----- Data excerpt -----
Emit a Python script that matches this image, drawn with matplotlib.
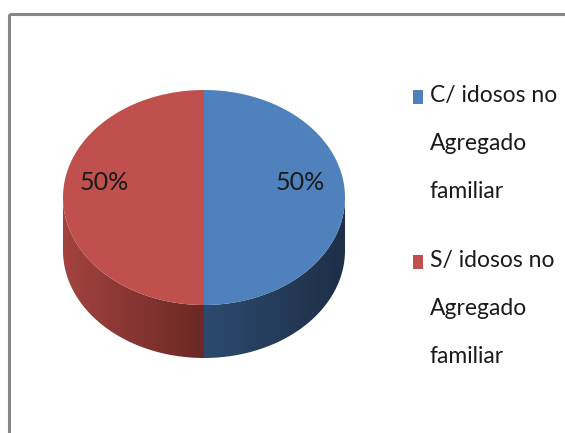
import numpy as np
import matplotlib.pyplot as plt
from matplotlib.patches import Polygon, Rectangle
from matplotlib.colors import LinearSegmentedColormap

# data
labels = ['C/ idosos no\nAgregado\nfamiliar', 'S/ idosos no\nAgregado\nfamiliar']
values = [50, 50]
pct_labels = ['50%', '50%']
top_colors = ['#4F81BD', '#C0504D']
side_colors = [('#2c4a6e', '#1e2f47'), ('#a3433f', '#6b2826')]

plt.rcParams['font.family'] = ['Lato', 'DejaVu Sans']

fig = plt.figure(figsize=(5.65, 4.33), dpi=100)
ax = fig.add_axes([0, 0, 1, 1])
ax.set_xlim(0, 565)
ax.set_ylim(433, 0)
ax.axis('off')

# chart border (right/bottom cut off)
ax.add_patch(Rectangle((9, 13.5), 600, 500, fill=False, edgecolor='#878787', lw=2.2))

cx, cy, rx, ry, depth = 204, 197.5, 141, 107.5, 53


def ell(t, dy=0):
    return cx + rx * np.cos(t), cy - ry * np.sin(t) + dy


fracs = np.array(values) / sum(values)
start = np.pi / 2
for i, f in enumerate(fracs):
    end = start - 2 * np.pi * f
    t = np.linspace(start, end, 400)
    # side wall: visible front part
    ts = t[np.sin(t) <= 1e-9]
    if len(ts) > 1:
        x1, y1 = ell(ts)
        x2, y2 = ell(ts[::-1], depth)
        side = Polygon(np.column_stack([np.r_[x1, x2], np.r_[y1, y2]]), closed=True,
                       facecolor='none', edgecolor='none')
        ax.add_patch(side)
        c0, c1 = side_colors[i]
        x_lo, x_hi = x1.min(), x1.max()
        grad = np.linspace(0, 1, 256)[None, :]
        cmap = LinearSegmentedColormap.from_list('s%d' % i, [c0, c1])
        im = ax.imshow(grad, cmap=cmap, aspect='auto', interpolation='bilinear',
                       extent=(x_lo, x_hi, cy + ry + depth + 5, cy - 5), zorder=2)
        im.set_clip_path(side)
    # top face
    xt, yt = ell(t)
    top = Polygon(np.column_stack([np.r_[cx, xt], np.r_[cy, yt]]), closed=True,
                  facecolor=top_colors[i], edgecolor='none', zorder=3)
    ax.add_patch(top)
    start = end

ax.set_xlim(0, 565)
ax.set_ylim(433, 0)

# percentage labels
ax.text(300, 182, pct_labels[0], fontsize=18, color='#1a1a1a', ha='center', va='center', zorder=5)
ax.text(104, 182, pct_labels[1], fontsize=18, color='#1a1a1a', ha='center', va='center', zorder=5)

# legend
leg_y = [97, 262]
for i in range(len(labels)):
    ax.add_patch(Rectangle((413, leg_y[i] - 7), 10, 14, facecolor=top_colors[i], edgecolor='none'))
    ax.text(430, leg_y[i] - 12, labels[i], fontsize=16.5, color='#1a1a1a', ha='left', va='top',
            linespacing=2.6)

fig.savefig('out.png', dpi=100)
-----
Exercise directions -> Pictures are excluded; extract exactly the lines from the start of the data through the line that holds "return cx +", both ends included.

Output below ->
Emit a Python script that matches this image, drawn with matplotlib.
import numpy as np
import matplotlib.pyplot as plt
from matplotlib.patches import Polygon, Rectangle
from matplotlib.colors import LinearSegmentedColormap

# data
labels = ['C/ idosos no\nAgregado\nfamiliar', 'S/ idosos no\nAgregado\nfamiliar']
values = [50, 50]
pct_labels = ['50%', '50%']
top_colors = ['#4F81BD', '#C0504D']
side_colors = [('#2c4a6e', '#1e2f47'), ('#a3433f', '#6b2826')]

plt.rcParams['font.family'] = ['Lato', 'DejaVu Sans']

fig = plt.figure(figsize=(5.65, 4.33), dpi=100)
ax = fig.add_axes([0, 0, 1, 1])
ax.set_xlim(0, 565)
ax.set_ylim(433, 0)
ax.axis('off')

# chart border (right/bottom cut off)
ax.add_patch(Rectangle((9, 13.5), 600, 500, fill=False, edgecolor='#878787', lw=2.2))

cx, cy, rx, ry, depth = 204, 197.5, 141, 107.5, 53


def ell(t, dy=0):
    return cx + rx * np.cos(t), cy - ry * np.sin(t) + dy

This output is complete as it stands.